Nous découvrons encore un peu plus alors pourquoi «il fallait que le Christ souffrît pour entrer dans sa gloire». Pour arracher les hommes à la force corruptrice du mal, il ne suffit pas de bonnes paroles ; il ne suffit pas de lois et de préceptes ; il ne suffit pas de bons exemples. L’expérience prouve, s’il en était besoin, que la liberté
humaine sait se donner les airs de la bienveillance et de la bienfaisance pour assouvir ses besoins de posséder et d’abîmer. Il faut pouvoir rejoindre le fond du fond du coeur des êtres humains, là où se nichent les contradictions les plus étonnantes, parfois effrayantes, entre la prétention à faire le bien et la fascination pour la mort et le péché. Il faut que le Fils bien-aimé lui-même s’abaisse et descende jusqu’à subir la force porteuse de mort qui habite le coeur des êtres humains. Nous avons contemplé la face bafouée du Christ et nous ne pouvons l’oublier. Il nous met sous les yeux ce que produit le mal, même le petit mal, même le mal infime auquel parfois nous nous laissons aller, que parfois nous nous autorisons, l’air de rien. Il est mort parce que le mal fait du mal, parce que le mal, tout mal – même le petit mensonge qui m’échappe, le coup de griffe sur mon prochain que je ne retiens pas – provoque de la mort.

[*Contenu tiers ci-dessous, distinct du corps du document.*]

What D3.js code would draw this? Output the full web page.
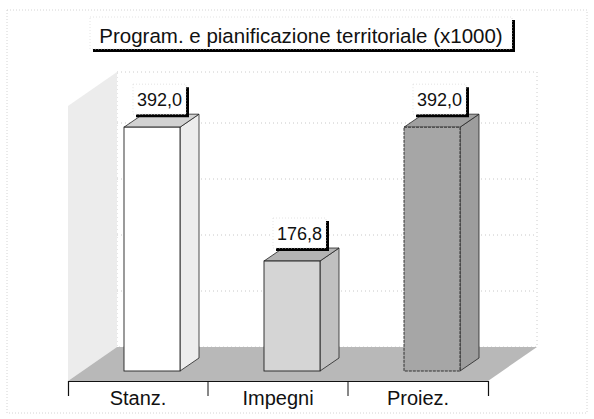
<!DOCTYPE html>
<html>
<head>
<meta charset="utf-8">
<script src="https://cdn.jsdelivr.net/npm/d3@7"></script>
<style>
  body { margin: 0; background: #fff; }
  #chart { width: 594px; height: 419px; }
  text { font-family: "Liberation Sans", Arial, sans-serif; fill: #111; }
</style>
</head>
<body>
<div id="chart"></div>
<script>
const title = "Program. e pianificazione territoriale (x1000)"
const categories = ["Stanz.", "Impegni", "Proiez."]
const values = [392.0, 176.8, 392.0]
const gridValues = [100, 200, 300, 400]

const frontColors = ["#ffffff", "#d5d5d5", "#a6a6a6"]
const sideColors = ["#ededed", "#c0c0c0", "#9d9d9d"]
const topColors = ["#d2d2d2", "#b3b3b3", "#a0a0a0"]

const width = 594
const height = 419

const svg = d3.select("#chart").append("svg")
  .attr("width", width)
  .attr("height", height)

const ftFmt = d3.formatLocale({decimal: ",", thousands: ".", grouping: [3], currency: ["", "€"]}).format(".1f")

// geometry of the 3d box
const x0 = 68, x1 = 488
const floorY = 381
const depth = {dx: 49, dy: -34}
const barOff = {dx: 14, dy: -10}
const barDepth = {dx: 19, dy: -13}
const barW = 56

const xScale = d3.scaleBand()
  .domain(categories)
  .range([x0, x1])

const yScale = d3.scaleLinear()
  .domain([0, 500])
  .range([floorY + barOff.dy, 60])

const wallScale = d3.scaleLinear()
  .domain([0, 500])
  .range([floorY + depth.dy, 67])

const wallTop = 72
const poly = pts => "M" + pts.map(p => p.join(",")).join("L") + "Z"

// outer faint frame
svg.append("rect")
  .attr("x", 7).attr("y", 10).attr("width", 580).attr("height", 403)
  .attr("fill", "none").attr("stroke", "#d4d4d4").attr("stroke-dasharray", "1,2")

// back wall
svg.append("rect")
  .attr("x", x0 + depth.dx).attr("y", wallTop)
  .attr("width", x1 - x0).attr("height", floorY + depth.dy - wallTop)
  .attr("fill", "#fff").attr("stroke", "#ccc").attr("stroke-dasharray", "1,3")

svg.append("g").selectAll("line")
  .data(gridValues)
  .enter()
  .append("line")
    .attr("x1", x0 + depth.dx).attr("x2", x1 + depth.dx)
    .attr("y1", d => wallScale(d)).attr("y2", d => wallScale(d))
    .attr("stroke", "#c8c8c8").attr("stroke-dasharray", "1,3")

// left wall
svg.append("path")
  .attr("d", poly([[x0, floorY], [x0, wallTop - depth.dy], [x0 + depth.dx, wallTop], [x0 + depth.dx, floorY + depth.dy]]))
  .attr("fill", "#ececec")

// floor
svg.append("path")
  .attr("d", poly([[x0, floorY], [x1, floorY], [x1 + depth.dx, floorY + depth.dy], [x0 + depth.dx, floorY + depth.dy]]))
  .attr("fill", "#b8b8b8")

// bars
const bars = svg.append("g").selectAll("g")
  .data(values)
  .enter()
  .append("g")

const bx = (d, i) => xScale(categories[i]) + (xScale.bandwidth() - barW) / 2 + barOff.dx
const by0 = yScale(0)

const sidePath = (d, i) => {
  const x = bx(d, i) + barW, y = yScale(d)
  return poly([[x, by0], [x, y], [x + barDepth.dx, y + barDepth.dy], [x + barDepth.dx, by0 + barDepth.dy]])
}
const topPath = (d, i) => {
  const x = bx(d, i), y = yScale(d)
  return poly([[x, y], [x + barW, y], [x + barW + barDepth.dx, y + barDepth.dy], [x + barDepth.dx, y + barDepth.dy]])
}

bars.append("path").attr("d", sidePath)
  .attr("fill", (d, i) => sideColors[i])
  .attr("stroke", "#222").attr("stroke-width", 0.8)

bars.append("path").attr("d", topPath)
  .attr("fill", (d, i) => topColors[i])
  .attr("stroke", "#222").attr("stroke-width", 0.8)

bars.append("rect")
  .attr("x", bx)
  .attr("y", d => yScale(d))
  .attr("width", barW)
  .attr("height", d => by0 - yScale(d))
  .attr("fill", (d, i) => frontColors[i])
  .attr("stroke", "#222").attr("stroke-width", 0.9)
  .attr("stroke-dasharray", (d, i) => i == 2 ? "3,1" : null)

// value labels
const lw = 53, lh = 30
const lbl = bars.append("g")
  .attr("transform", (d, i) => `translate(${bx(d, i) + 9},${yScale(d) + barDepth.dy - lh})`)
lbl.append("path")
  .attr("d", `M3,${lh + 1.5}H${lw + 1.5}V3`)
  .attr("fill", "none").attr("stroke", "#000").attr("stroke-width", 3)
lbl.append("rect")
  .attr("width", lw).attr("height", lh)
  .attr("fill", "#fff").attr("stroke", "#ddd").attr("stroke-width", 0.8)
  .attr("stroke-dasharray", "1,2")
lbl.append("text")
  .attr("x", lw / 2).attr("y", 22)
  .attr("text-anchor", "middle")
  .attr("font-size", 18)
  .text(d => ftFmt(d))

// axis
const axis = svg.append("g")
  .attr("transform", `translate(0,${floorY})`)
  .call(d3.axisBottom(xScale).tickSizeInner(0).tickSizeOuter(15).tickPadding(10))
axis.select(".domain").attr("stroke", "#111").attr("stroke-width", 1.2)
axis.selectAll("text")
  .attr("font-size", 20)
  .attr("font-family", "'Liberation Sans', Arial, sans-serif")
  .attr("fill", "#111")

axis.selectAll(".sep")
  .data(categories.slice(1))
  .enter()
  .append("line")
    .attr("class", "sep")
    .attr("x1", d => xScale(d)).attr("x2", d => xScale(d))
    .attr("y1", 0).attr("y2", 15)
    .attr("stroke", "#111")

// title
const tb = {x: 90, y: 17, w: 422, h: 32}
const tg = svg.append("g").attr("transform", `translate(${tb.x},${tb.y})`)
tg.append("path")
  .attr("d", `M3,${tb.h + 1.5}H${tb.w + 1.5}V3`)
  .attr("fill", "none").attr("stroke", "#000").attr("stroke-width", 3)
tg.append("rect")
  .attr("width", tb.w).attr("height", tb.h)
  .attr("fill", "#fff").attr("stroke", "#ddd").attr("stroke-width", 0.8)
  .attr("stroke-dasharray", "1,2")
tg.append("text")
  .attr("x", tb.w / 2).attr("y", 26)
  .attr("text-anchor", "middle")
  .attr("font-size", 20.5)
  .text(title)
</script>
</body>
</html>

Le risque que court notre époque est celui du cynisme : nous risquons de nous convaincre que, décidément, il ne sert à rien de vouloir vivre selon le meilleur, que c’est même dangereux. Les révélations à répétition d’abus de la part de prêtres, mais aussi d’abus commis dans des communautés ou des congrégations, nous coupent tout rêve que l’on puisse vivre dès ici-bas de l’Évangile. Ne faudrait-il pas se résoudre à la médiocrité, se contenter
du moindre mal plutôt que courir le risque d’un meilleur qui décevra ?
Le Christ, vainqueur de la mort
Mais, non ! le Christ est ressuscité. Il est sorti du tombeau. Il est descendu dans lesprofondeurs de la mort et il en est sorti vainqueur. Il nous entraîne avec lui. C’est ce que signifie la célèbre icône de Pâques où l’on voit le Christ dans les enfers saisissant Adam par le bras pour le tirer, et Ève avec lui, vers la vie, en l’arrachant à
l’enfermement de la mort. Oui, notre liberté est dangereuse ; oui, nous sommes capables de corrompre bien des réalités, et même les plus saintes. Mais oui aussi, tout pas en avant vers la vérité, le pardon, la réconciliation, le partage, le don de soi, la lumière, promet déjà la victoire finale et cette victoire-là ne trompe pas. Oui, le Christ est ressuscité : les forces de la mort ne l’emporteront pas ! Oui, le Christ est ressuscité, vivant comme il l’avait
promis ! Les Écritures l’annoncent depuis longtemps parce que c’est le dessein de Dieu depuis le tout commencement. Ce qu’il a de bon, de beau, de vrai, de joyeux dans nos vies ne ment pas. Cela annonce
l’infiniment plus que Dieu nous donnera dans la vie éternelle. Dès ici-bas, dès maintenant, laissons place à la charité, à l’amour vraiment vivant et vivifiant ! Ne nous résignons pas aux forces obscures qui nous habitent, ne nous réduisons pas à nos pulsions. Osons croire que nous pouvons, dans la force du Christ, aller les uns vers les autres pour nous aider à être plus vivants.